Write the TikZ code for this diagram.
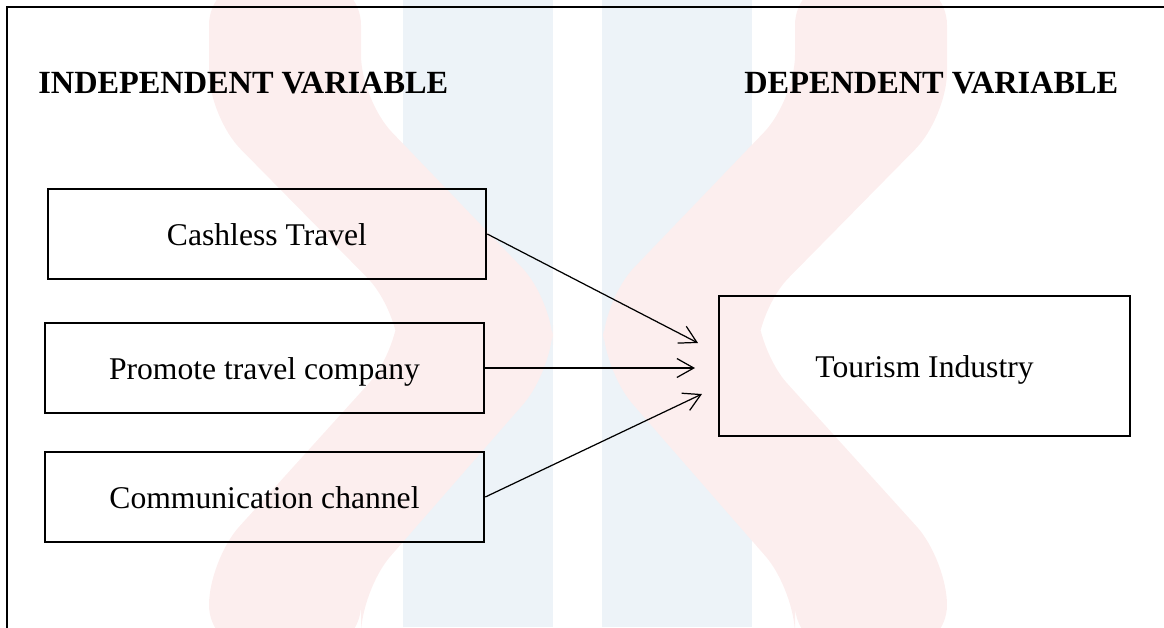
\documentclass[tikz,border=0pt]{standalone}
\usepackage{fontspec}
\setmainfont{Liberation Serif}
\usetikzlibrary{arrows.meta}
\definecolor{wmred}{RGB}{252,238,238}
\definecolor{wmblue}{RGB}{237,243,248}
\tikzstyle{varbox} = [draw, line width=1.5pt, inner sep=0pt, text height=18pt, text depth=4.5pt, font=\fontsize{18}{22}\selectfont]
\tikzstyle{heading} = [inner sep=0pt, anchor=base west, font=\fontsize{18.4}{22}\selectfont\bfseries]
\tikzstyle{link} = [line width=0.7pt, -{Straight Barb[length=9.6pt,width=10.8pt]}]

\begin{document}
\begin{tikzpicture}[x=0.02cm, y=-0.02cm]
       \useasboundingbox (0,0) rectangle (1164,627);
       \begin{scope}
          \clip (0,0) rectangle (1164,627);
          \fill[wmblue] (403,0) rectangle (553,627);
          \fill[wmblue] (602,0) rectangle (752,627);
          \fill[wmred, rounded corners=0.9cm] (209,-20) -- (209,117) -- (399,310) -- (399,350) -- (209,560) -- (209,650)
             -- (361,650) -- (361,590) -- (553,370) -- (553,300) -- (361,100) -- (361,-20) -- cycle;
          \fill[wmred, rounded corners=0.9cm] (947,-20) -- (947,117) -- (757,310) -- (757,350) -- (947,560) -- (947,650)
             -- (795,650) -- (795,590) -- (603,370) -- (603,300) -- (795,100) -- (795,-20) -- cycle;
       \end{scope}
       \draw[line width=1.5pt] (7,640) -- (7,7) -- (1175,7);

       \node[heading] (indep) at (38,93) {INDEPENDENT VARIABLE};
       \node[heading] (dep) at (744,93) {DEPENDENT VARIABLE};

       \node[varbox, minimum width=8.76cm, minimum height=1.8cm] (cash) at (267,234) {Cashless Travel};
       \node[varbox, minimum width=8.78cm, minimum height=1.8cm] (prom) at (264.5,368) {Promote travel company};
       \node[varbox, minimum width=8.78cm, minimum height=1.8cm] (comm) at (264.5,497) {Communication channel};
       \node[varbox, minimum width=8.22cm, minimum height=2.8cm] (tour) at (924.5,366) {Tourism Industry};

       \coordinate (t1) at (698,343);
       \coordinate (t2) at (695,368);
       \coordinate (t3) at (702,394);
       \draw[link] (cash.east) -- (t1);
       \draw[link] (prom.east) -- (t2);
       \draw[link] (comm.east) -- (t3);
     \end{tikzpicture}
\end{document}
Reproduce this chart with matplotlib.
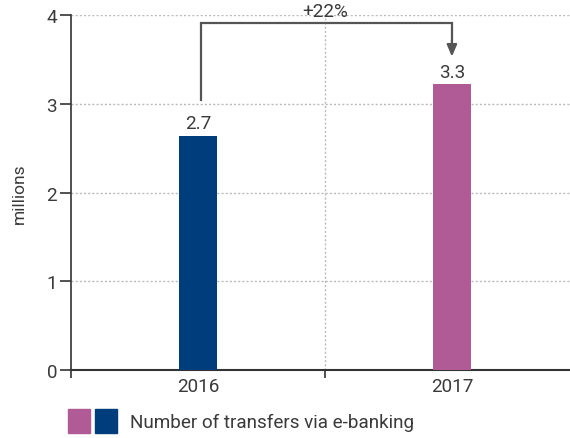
☆ ☆ ☆
▸ **Given instruction**:
Transcribe the entries from their first line to the line that holds "minimum width=8.22cm, minimum", both included, and skip every picture.

▸ **Solution below**:
Write the TikZ code for this diagram.
\documentclass[tikz,border=0pt]{standalone}
\usepackage{fontspec}
\setmainfont{Liberation Serif}
\usetikzlibrary{arrows.meta}
\definecolor{wmred}{RGB}{252,238,238}
\definecolor{wmblue}{RGB}{237,243,248}
\tikzstyle{varbox} = [draw, line width=1.5pt, inner sep=0pt, text height=18pt, text depth=4.5pt, font=\fontsize{18}{22}\selectfont]
\tikzstyle{heading} = [inner sep=0pt, anchor=base west, font=\fontsize{18.4}{22}\selectfont\bfseries]
\tikzstyle{link} = [line width=0.7pt, -{Straight Barb[length=9.6pt,width=10.8pt]}]

\begin{document}
\begin{tikzpicture}[x=0.02cm, y=-0.02cm]
       \useasboundingbox (0,0) rectangle (1164,627);
       \begin{scope}
          \clip (0,0) rectangle (1164,627);
          \fill[wmblue] (403,0) rectangle (553,627);
          \fill[wmblue] (602,0) rectangle (752,627);
          \fill[wmred, rounded corners=0.9cm] (209,-20) -- (209,117) -- (399,310) -- (399,350) -- (209,560) -- (209,650)
             -- (361,650) -- (361,590) -- (553,370) -- (553,300) -- (361,100) -- (361,-20) -- cycle;
          \fill[wmred, rounded corners=0.9cm] (947,-20) -- (947,117) -- (757,310) -- (757,350) -- (947,560) -- (947,650)
             -- (795,650) -- (795,590) -- (603,370) -- (603,300) -- (795,100) -- (795,-20) -- cycle;
       \end{scope}
       \draw[line width=1.5pt] (7,640) -- (7,7) -- (1175,7);

       \node[heading] (indep) at (38,93) {INDEPENDENT VARIABLE};
       \node[heading] (dep) at (744,93) {DEPENDENT VARIABLE};

       \node[varbox, minimum width=8.76cm, minimum height=1.8cm] (cash) at (267,234) {Cashless Travel};
       \node[varbox, minimum width=8.78cm, minimum height=1.8cm] (prom) at (264.5,368) {Promote travel company};
       \node[varbox, minimum width=8.78cm, minimum height=1.8cm] (comm) at (264.5,497) {Communication channel};
       \node[varbox, minimum width=8.22cm, minimum height=2.8cm] (tour) at (924.5,366) {Tourism Industry};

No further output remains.